There you go, the password is : 85213279
… Let’s try:
0x00sec Easter Challenge
Enter Password: 85213279
Well done. But... this is not the bean you have to grind!
What?.. what does this mean?
Finishing
The idea was that the message above will be a hint to keep looking for something more. There are a couple more hints on the comments in the original challenge to lead you into the path of looking farther.
So, let’s take a closest look to the file… strings
is our best friend:
$ strings eo
(...)
f\'F9/U|O
G4NA
META-INF/
META-INF/MANIFEST.MFPK
e3/E3.classPK
e3/S.classPK
OK… we see some strings in there that suggest it may be some Java code hidden. So, it looks like we have to grind some coffee beans (I’m afraid the hint wasn’t that good after all ). Alternatively you could also have run binwalk
and get a result like this:
$ binwalk eo
DECIMAL HEX DESCRIPTION
-------------------------------------------------------------------------------------------------------
0 0x0 ELF 64-bit LSB executable, AMD x86-64, version 1 (SYSV)

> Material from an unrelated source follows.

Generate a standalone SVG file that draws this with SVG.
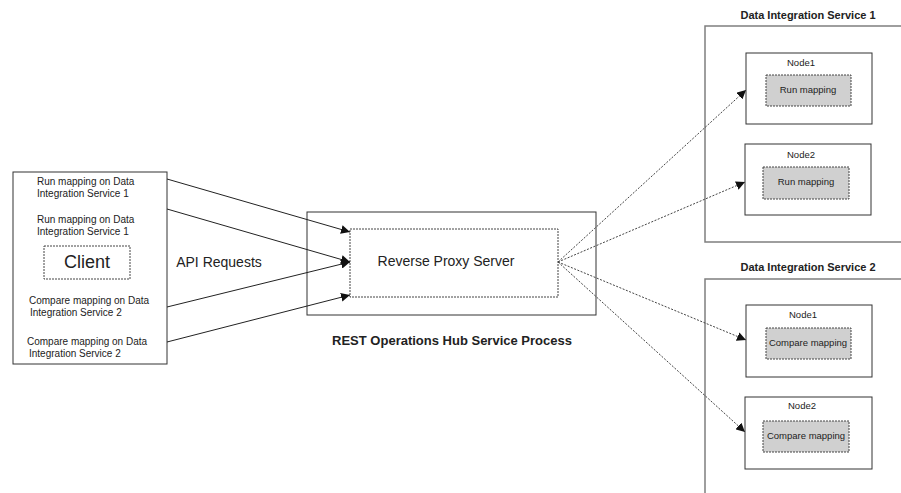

12824 0x3218 LZMA compressed data, properties: 0x24, dictionary size: 16777216 bytes, uncompressed size: 33554432 bytes
12952 0x3298 LZMA compressed data, properties: 0x36, dictionary size: 16777216 bytes, uncompressed size: 50331648 bytes
13080 0x3318 LZMA compressed data, properties: 0x41, dictionary size: 16777216 bytes, uncompressed size: 805306368 bytes
13208 0x3398 Zip archive data, at least v2.0 to extract, name: "META-INF/"
13269 0x33D5 Zip archive data, at least v2.0 to extract, name: "META-INF/MANIFEST.MF"
13425 0x3471 Zip archive data, at least v2.0 to extract, name: "e3/E3.class"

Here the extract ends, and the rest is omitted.